= Cooperstown cocktail =

The Cooperstown cocktail refers to a panel of four drug probes used in human pharmacokinetic studies to determine the activity of drug metabolising enzymes. The terminology 'cocktail' refers to the fact that the drug probes are given together.

The Cooperstown cocktail consists of four drugs that are considered specific substrates for four cytochrome P450 (CYP) isoforms. One of the drugs (caffeine) provides, through its metabolites, substrates for two additional enzymes.

==Uses==

The drugs and the enzymes they probe are as follows - caffeine (probes CYP1A2, N-acetyltransferase 2, xanthine oxidase), midazolam (probes CYP3A), omeprazole (probes CYP2C19) and dextromethorphan (probes CYP2D6). After giving the cocktail, the concentrations of the drugs and their metabolites in plasma (for midazolam and omeprazole) and urine (for caffeine and dextromethorphan) are determined at various times. By analysing these concentrations, it is possible to determine the activity (i.e. the phenotype) of the relevant enzyme. Caffeine can be used as a probe for three different enzymes by measuring several of its urinary metabolites and comparing their relative concentrations.

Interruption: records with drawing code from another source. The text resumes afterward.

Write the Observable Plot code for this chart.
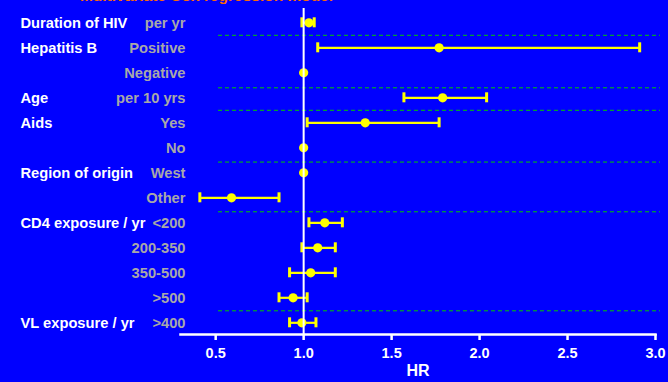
<!DOCTYPE html>
<html>
<head>
<meta charset="utf-8">
<script src="https://cdn.jsdelivr.net/npm/d3@7"></script>
<script src="https://cdn.jsdelivr.net/npm/@observablehq/plot@0.6"></script>
<style>
  html, body { margin: 0; padding: 0; background: #0000FF; }
  #chart { width: 668px; height: 382px; overflow: hidden; }
  svg { display: block; }
</style>
</head>
<body>
<div id="chart"></div>
<script>
const title = "Multivariate Cox regression model";
const groups = ["Duration of HIV", "Hepatitis B", "", "Age", "Aids", "", "Region of origin", "", "CD4 exposure / yr", "", "", "", "VL exposure / yr"];
const levels = ["per yr", "Positive", "Negative", "per 10 yrs", "Yes", "No", "West", "Other", "<200", "200-350", "350-500", ">500", ">400"];
const hr    = [1.03, 1.77, 1.00, 1.79, 1.35, 1.00, 1.00, 0.59, 1.12, 1.08, 1.04, 0.94, 0.99];
const lower = [0.99, 1.08, null, 1.57, 1.02, null, null, 0.41, 1.03, 0.99, 0.92, 0.86, 0.92];
const upper = [1.06, 2.91, null, 2.04, 1.77, null, null, 0.86, 1.22, 1.18, 1.18, 1.02, 1.07];
const separators = [1.5, 3.6, 4.5, 6.57, 8.56, 12.52];
const xTicks = [0.5, 1.0, 1.5, 2.0, 2.5, 3.0];
const xLabel = "HR";

const rows = levels.map((lv, i) => ({
  row: i + 1, group: groups[i], level: lv, hr: hr[i], lo: lower[i], hi: upper[i]
}));
const ciRows = rows.filter(d => d.lo != null);

const font = "'Liberation Sans', Arial, Helvetica, sans-serif";

const chart = Plot.plot({
  width: 668,
  height: 382,
  marginLeft: 180,
  marginRight: 13,
  marginTop: 8,
  marginBottom: 48,
  style: { background: "#0000FF", fontFamily: font, overflow: "visible" },
  x: { domain: [0.3, 3.0], axis: null },
  y: { domain: [1, 13], range: [22.3, 322.3], axis: null },
  marks: [
    Plot.ruleY(separators, { x1: 0.516, x2: 3.028, stroke: "#00C800", strokeWidth: 1, strokeDasharray: "4,3" }),
    Plot.ruleY(ciRows, { y: "row", x1: "lo", x2: "hi", stroke: "#FFFF00", strokeWidth: 2.2 }),
    Plot.ruleX(ciRows, { x: "lo", y1: d => d.row - 0.2, y2: d => d.row + 0.2, stroke: "#FFFF00", strokeWidth: 3 }),
    Plot.ruleX(ciRows, { x: "hi", y1: d => d.row - 0.2, y2: d => d.row + 0.2, stroke: "#FFFF00", strokeWidth: 3 }),
    Plot.dot(rows, { x: "hr", y: "row", r: 4.6, fill: "#FFFF00", stroke: "none" }),
    Plot.ruleX([1], { stroke: "white", strokeWidth: 2 }),
    Plot.frame({ anchor: "bottom", stroke: "white", strokeWidth: 2.5 }),
    Plot.axisX({
      ticks: xTicks, tickFormat: d => d.toFixed(1), color: "white",
      tickSize: 6, tickPadding: 7, fontSize: 14.5, fontWeight: "bold", label: null, strokeWidth: 2.5
    }),
    Plot.text([xLabel], { frameAnchor: "bottom", dy: 41, fill: "white", fontSize: 16, fontWeight: "bold" }),
    Plot.text(rows.filter(d => d.group), {
      y: "row", text: "group", frameAnchor: "left", dx: -160, textAnchor: "start",
      fill: "white", fontSize: 14.7, fontWeight: "bold"
    }),
    Plot.text(rows, {
      y: "row", text: "level", frameAnchor: "left", dx: 5, textAnchor: "end",
      fill: "#A8A8A8", fontSize: 14.7, fontWeight: "bold"
    }),
    Plot.text([title], {
      frameAnchor: "top-left", dx: 26, dy: -8, lineAnchor: "bottom", textAnchor: "middle",
      fill: "#FF6A00", fontSize: 15.5, fontWeight: "bold"
    })
  ]
});
document.getElementById("chart").appendChild(chart);
</script>
</body>
</html>
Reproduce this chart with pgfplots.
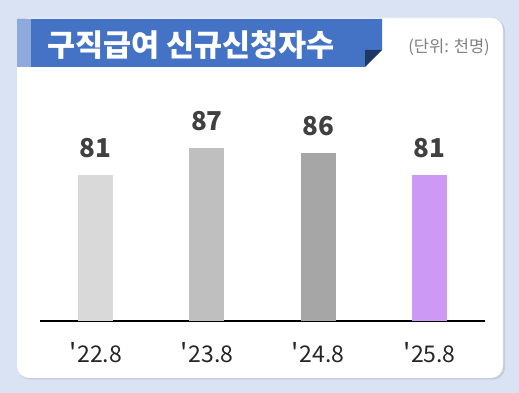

The 'Cooperstown 5 + 1 cocktail', in addition to the four drug probes mentioned above, incorporates warfarin as well. Warfarin (actually the S-warfarin enantiomer) is a specific probe for CYP2C9. The '+ 1' refers to the vitamin K that is given together with the warfarin to prevent any anticoagulant effect.

The Cooperstown cocktail and the Cooperstown 5 + 1 cocktail are powerful tools for investigating the activity of important drug metabolising enzymes. They are used in human drug interaction studies in which the ability of a study drug to inhibit or induce cytochrome p450 enzymes is studied.